Sparano not doing enough to help QB

FLORHAM PARK, N.J. -- Mark Sanchez needs to be better, no doubt. The players around him need to play better, too. The man in charge of it all, Tony Sparano, doesn't get away unscathed here, because he has to do a better job of helping the New York Jets' struggling quarterback.

Sanchez needs a quarterback-friendly game plan that masks his accuracy issues and rebuilds his confidence. It's hard to tell which is lower -- accuracy or confidence -- but something has to change, or else the Jets will be out of contention by Halloween. And Sanchez will be out of a job.

He has completed less than 49 percent of his passes, worst in the league, partly because he's in an offense designed to attack downfield. That's not a bad thing, but it's predicated on a successful rushing attack, using play-action to set up those longer passes.

Problem is, the running game is 3.2 yards and a cloud of rust, so play-action is only a rumor. But there's Sanchez, still chucking it downfield -- and still misfiring more often than not.

Sanchez's average pass attempt travels 9.7 yards in the air, according to ESPN Stats & Information. Only three quarterbacks have a higher average, including two of the best arms in the league, Joe Flacco and Jay Cutler. The other one is the precocious Andrew Luck, whom the Jets will face Sunday when the Indianapolis Colts visit MetLife Stadium.

Sparano isn't a dink-and-dunk kind of guy.

"Bill Parcells used to tell me, 'You can throw 20 of those little things down there, and it'll take you 20 to score a touchdown,'" Sparano said, referring to his coaching mentor.

The Jets aren't scoring touchdowns -- only two in their past 45 possessions, which smacks of the Kotite era. Injuries have hurt, no question, but good teams adapt. Unless they turn into a dominant running team overnight, Sparano should adjust his system to help the quarterback. A little creativity would help.

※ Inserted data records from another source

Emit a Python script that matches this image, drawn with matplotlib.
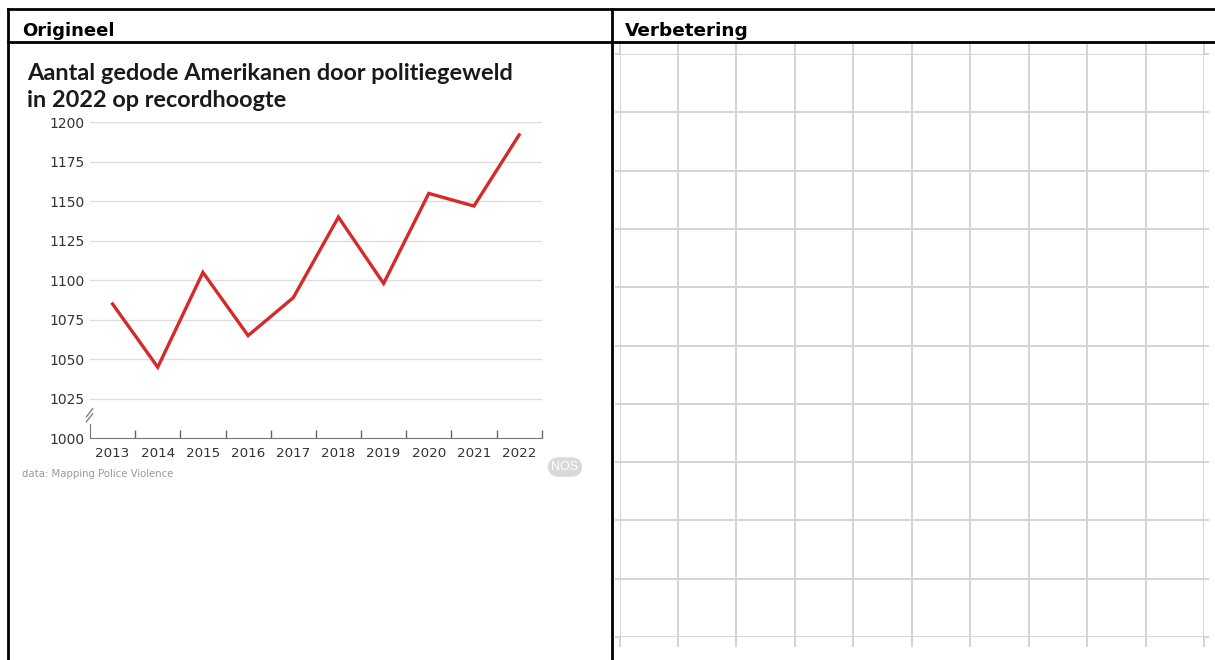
import matplotlib
matplotlib.use("Agg")
import matplotlib.pyplot as plt
from matplotlib.lines import Line2D

# data
years = ["2013", "2014", "2015", "2016", "2017", "2018", "2019", "2020", "2021", "2022"]
killed = [1085, 1045, 1105, 1065, 1089, 1140, 1098, 1155, 1147, 1192]
y_ticks = [1000, 1025, 1050, 1075, 1100, 1125, 1150, 1175, 1200]

W, H = 1215, 660
fig = plt.figure(figsize=(W / 100, H / 100), dpi=100)
fig.patch.set_facecolor("white")


def fx(x):
    return x / W


def fy(y):
    return 1 - y / H


# table frame
for xs, ys in [((8, 1215), (9, 9)), ((8, 1215), (42, 42)),
               ((8, 8), (9, 660)), ((612, 612), (9, 660))]:
    fig.add_artist(Line2D([fx(v) for v in xs], [fy(v) for v in ys],
                          transform=fig.transFigure, color="black", lw=2))

fig.text(fx(22), fy(36), "Origineel", fontsize=13, fontweight="bold",
         va="baseline", ha="left")
fig.text(fx(625), fy(36), "Verbetering", fontsize=13.3, fontweight="bold",
         va="baseline", ha="left")

# left: the original chart
title_font = dict(family="Lato", fontsize=16.9, fontweight="bold", color="#1a1a1a",
                  va="baseline", ha="left")
fig.text(fx(27), fy(80), "Aantal gedode Amerikanen door politiegeweld", **title_font)
fig.text(fx(27), fy(107), "in 2022 op recordhoogte", **title_font)

ax = fig.add_axes([fx(90), fy(438.3), fx(541.7 - 90), (438.3 - 122.3) / H])
x = list(range(len(years)))
ax.plot(x, killed, color="#d42a2a", lw=2.4, solid_joinstyle="miter", zorder=3)
ax.set_xlim(-0.5, len(years) - 0.5)
ax.set_ylim(1000, 1200)

ax.set_yticks(y_ticks)
ax.set_yticklabels([str(v) for v in y_ticks], fontsize=10, color="#333333")
ax.set_xticks(x)
ax.set_xticklabels(years, fontsize=9.7, color="#333333")
ax.set_xticks([i + 0.5 for i in x], minor=True)
ax.tick_params(axis="y", length=0, pad=4)
ax.tick_params(axis="x", which="major", length=0, pad=6)
ax.tick_params(axis="x", which="minor", direction="in", length=6, width=1, color="#666666")

for v in y_ticks[1:]:
    ax.axhline(v, color="#dddddd", lw=1, zorder=1)

for s in ["top", "right"]:
    ax.spines[s].set_visible(False)
ax.spines["bottom"].set_color("#777777")
ax.spines["left"].set_color("#777777")
ax.spines["left"].set_bounds(1000, 1009)

# axis break marks
for dy in (0.0, 0.016):
    ax.plot([-0.008, 0.006], [0.052 + dy, 0.078 + dy], transform=ax.transAxes,
            color="#777777", lw=0.9, clip_on=False)

fig.text(fx(22), fy(474), "data: Mapping Police Violence", fontsize=7.3,
         color="#999999", va="center", ha="left")
fig.text(fx(565), fy(467), "NOS", family="Liberation Sans", fontsize=9, color="white",
         va="center", ha="center",
         bbox=dict(boxstyle="round,pad=0.3,rounding_size=0.9", fc="#d9d9d9", ec="none"))

# right: empty grid
ax2 = fig.add_axes([fx(619.6), fy(637), fx(1204 - 619.6), (637 - 54) / H])
ax2.set_xlim(0, 10)
ax2.set_ylim(0, 10)
ax2.set_xticks(range(11))
ax2.set_yticks(range(11))
ax2.set_xticklabels([])
ax2.set_yticklabels([])
ax2.grid(True, color="#d4d4d4", lw=1.4)
ax2.tick_params(which="both", top=True, right=True, direction="out", length=3.5,
                width=1.4, color="#d4d4d4")
ax2.tick_params(axis="x", which="major", bottom=True, length=7)
for s in ax2.spines.values():
    s.set_visible(False)

fig.savefig("out.png", dpi=100)
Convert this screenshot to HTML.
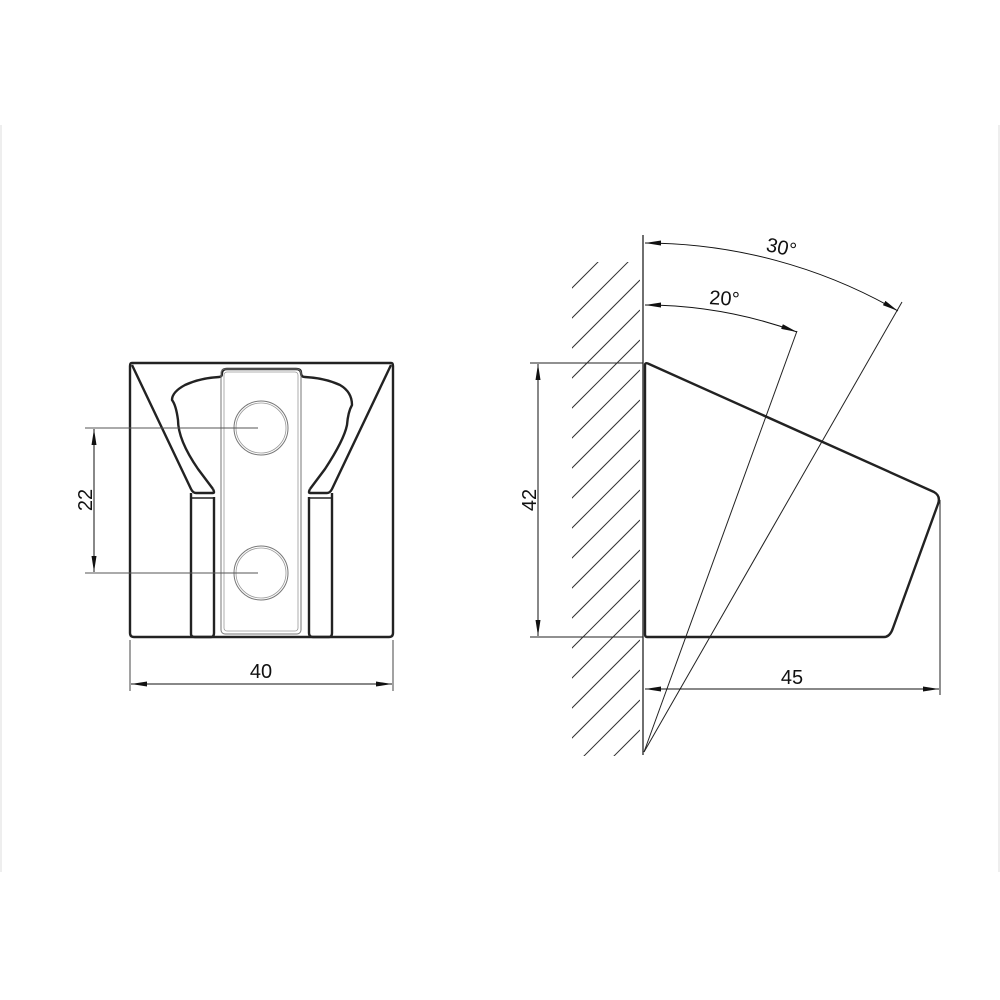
<!DOCTYPE html>
<html><head><meta charset="utf-8"><style>html,body{margin:0;padding:0;background:#fff}svg{display:block}</style></head>
<body>
<svg width="1000" height="1000" viewBox="0 0 1000 1000" xmlns="http://www.w3.org/2000/svg" font-family="Liberation Sans, sans-serif">
<defs>
<marker id="a" viewBox="0 0 10 4" refX="10" refY="2" markerWidth="10" markerHeight="4" orient="auto-start-reverse" markerUnits="userSpaceOnUse"><path d="M0,0L10,2L0,4z" fill="#111"/></marker>
<marker id="b" viewBox="0 0 16 5" refX="16" refY="2.5" markerWidth="16" markerHeight="5" orient="auto-start-reverse" markerUnits="userSpaceOnUse"><path d="M0,0L16,2.5L0,5z" fill="#111"/></marker>
<clipPath id="hc"><rect x="572" y="262" width="68" height="494"/></clipPath>
</defs>
<line x1="1" y1="125" x2="1" y2="872" stroke="#ddd"/>
<line x1="999" y1="125" x2="999" y2="872" stroke="#ddd"/>

<!-- LEFT VIEW -->
<g fill="none" stroke="#222" stroke-width="2.4" stroke-linejoin="round">
<path d="M132,363 H391 Q393,363 393,366 V633 Q393,637 389,637 H134 Q130,637 130,633 V366 Q130,363 132,363 Z"/>
<path d="M132,365 L191,489 Q193,493 196,493 H213 Q215,493 213,489"/>
<path d="M391,365 L332,489 Q330,493 327,493 H310 Q308,493 310,489"/>
<path d="M191,493 V634 Q191,637 195,637 H211 Q214,637 214,633 V497"/>
<path d="M309,497 V633 Q309,637 313,637 H329 Q332,637 332,633 V493"/>
<path d="M213,489 L198,469 Q178,440 178,420 Q176,405 172,400 Q172,392 185,385 Q200,378 219,377 Q222,377 222,373 Q222,369 227,369 H296 Q301,369 301,373 Q301,377 305,377 Q325,378 340,385 Q352,392 352,405 Q348,412 347,425 Q344,440 325,469 L310,489"/>
</g>
<line x1="191" y1="498" x2="214" y2="498" stroke="#222" stroke-width="1.5"/>
<line x1="309" y1="498" x2="332" y2="498" stroke="#222" stroke-width="1.5"/>
<rect x="221" y="369" width="80" height="265" rx="4" fill="none" stroke="#777" stroke-width="1"/>
<rect x="224" y="372" width="74" height="259" rx="3" fill="none" stroke="#999" stroke-width="0.8"/>
<circle cx="261" cy="428" r="27" fill="none" stroke="#777" stroke-width="1"/>
<circle cx="261" cy="428" r="25" fill="none" stroke="#999" stroke-width="0.8"/>
<circle cx="261" cy="573" r="27" fill="none" stroke="#777" stroke-width="1"/>
<circle cx="261" cy="573" r="25" fill="none" stroke="#999" stroke-width="0.8"/>
<g stroke="#555" stroke-width="1.1">
<line x1="85" y1="428" x2="258" y2="428"/>
<line x1="85" y1="573" x2="258" y2="573"/>
<line x1="130" y1="640" x2="130" y2="691"/>
<line x1="393" y1="640" x2="393" y2="691"/>
</g>
<line x1="94" y1="429" x2="94" y2="572" stroke="#111" stroke-width="1" marker-start="url(#b)" marker-end="url(#b)"/>
<line x1="131" y1="684" x2="392" y2="684" stroke="#111" stroke-width="1" marker-start="url(#b)" marker-end="url(#b)"/>
<text x="261" y="678" font-size="20" text-anchor="middle" fill="#111">40</text>
<text transform="translate(92,500) rotate(-90)" font-size="20" text-anchor="middle" fill="#111">22</text>

<!-- RIGHT VIEW -->
<g clip-path="url(#hc)" stroke="#333" stroke-width="1">
<path d="M540,290 L640,190 M540,320 L640,220 M540,350 L640,250 M540,380 L640,280 M540,410 L640,310 M540,440 L640,340 M540,470 L640,370 M540,500 L640,400 M540,530 L640,430 M540,560 L640,460 M540,590 L640,490 M540,620 L640,520 M540,650 L640,550 M540,680 L640,580 M540,710 L640,610 M540,740 L640,640 M540,770 L640,670 M540,800 L640,700 M540,830 L640,730 M540,860 L640,760"/>
</g>
<line x1="643" y1="235" x2="643" y2="755" stroke="#222" stroke-width="1.3"/>
<path d="M645,365 Q645,362 649,364 L934,492 Q941,496 938,504 L893,628 Q890,637 884,637 H647 Q645,637 645,634 Z" fill="none" stroke="#222" stroke-width="2.4" stroke-linejoin="round"/>
<g stroke="#222" stroke-width="1">
<line x1="644" y1="752" x2="797" y2="331"/>
<line x1="644" y1="752" x2="902" y2="302"/>
<line x1="530" y1="363" x2="643" y2="363"/>
<line x1="530" y1="637" x2="643" y2="637"/>
<line x1="940" y1="500" x2="940" y2="695"/>
</g>
<path d="M645,305 A447,447 0 0 1 797,332" fill="none" stroke="#111" stroke-width="1" marker-start="url(#b)" marker-end="url(#b)"/>
<path d="M645,243 A509,509 0 0 1 898,311" fill="none" stroke="#111" stroke-width="1" marker-start="url(#b)" marker-end="url(#b)"/>
<line x1="538" y1="364" x2="538" y2="636" stroke="#111" stroke-width="1" marker-start="url(#b)" marker-end="url(#b)"/>
<line x1="645" y1="689" x2="939" y2="689" stroke="#111" stroke-width="1" marker-start="url(#b)" marker-end="url(#b)"/>
<text x="792" y="684" font-size="20" text-anchor="middle" fill="#111">45</text>
<text transform="translate(536,500) rotate(-90)" font-size="20" text-anchor="middle" fill="#111">42</text>
<text transform="translate(724,305) rotate(4)" font-size="20" text-anchor="middle" fill="#111">20°</text>
<text transform="translate(780,254) rotate(12)" font-size="20" text-anchor="middle" fill="#111">30°</text>
</svg>
</body></html>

How about some high-percentage passes to boost Sanchez's confidence? How about some bootlegs, capitalizing on his ability to throw on the run? Why not throw a changeup, using no-huddle to create a little energy?

To fix something, it has to be broken, and you get the impression that Sparano doesn't think Sanchez is broken. He doesn't believe that ugly completion percentage is an accurate reflection of his play.

"Not at all," Sparano said, praising Sanchez's decision-making. "I'll probably get beat up for saying this -- OK? -- but when I look at him and what he's done, he's done some really good things for us.

"Do I want him to complete more passes? Sure, I want him to complete more passes for his sake, because I don't want to see the guy get beat up that way."

So help him.

The Jets should use the running backs more often in the passing game. Shonn Greene and Bilal Powell have combined for only six receptions. When things were going well for Sanchez in 2010 and 2011, he had LaDainian Tomlinson coming out of the backfield.

Sparano explained why they don't throw to the backs, claiming they're needed in pass protection. He said in games this season, the Pittsburgh Steelers, Miami Dolphins and Houston Texans sent extra pressure of nearly 65 percent of the snaps, which "ate up" their backs -- meaning they had to stay in to block.

He acknowledged they could use more "empty" looks to spread out the defense, but that's not his style. Remember his background. Sparano made his bones as an offensive line coach, and there's one thing you know about old line coaches: They're all about protecting the quarterback. The quarterback is like the king on a chess board, and they like to surround him with as many pieces as possible.

That's not how the rest of the league is doing it. With the passing craze, teams are trending away from hiring coordinators whose expertise is the offensive line. In fact, Sparano is one of only five coordinators in that category, but he's only one of two who don't work for an offensive-minded head coach. In other words, he's the head coach of the offense.

Sparano also could help Sanchez by calling bubble screens to the receivers. Jeremy Kerley is their most explosive player, and they should get the ball in his hands as much as possible. Look what the Minnesota Vikings are doing with Percy Harvin; he has 22 receptions near the line of scrimmage. Get him the ball and let him make a play.

"I have to do a better job with some of the quick game, when the ball comes out quickly," Sparano admitted. "Maybe those are a little bit easier and high-percentage throws."

In theory, Sanchez should play well Sunday. His favorite target, tight end Dustin Keller, is back from a four-week hamstring injury. That alone should help his completion percentage. "Huge," Sanchez said of Keller's anticipated return.

They're also facing one of the worst defenses in the league. The Colts can't stop the run or the pass, and they're hardly opportunistic (only three takeaways). They should be a made-to-order opponent for the Jets, whose collective psyche is battered after four weeks of running into brick-wall defenses.

"We'll get things rolling here," Sanchez said. "When you win games, you get a lot of praise, and a lot of things you failed to do in a win get swept under the rug. But when things don't go right and you're 14-of-31, there's a problem. That comes with the territory. That's the nature of this game and playing quarterback in this league. I can handle that."

Sparano believes in Sanchez, believes in his system and believes "we're really close to getting this done the right way here."

They would get there faster with a few tweaks.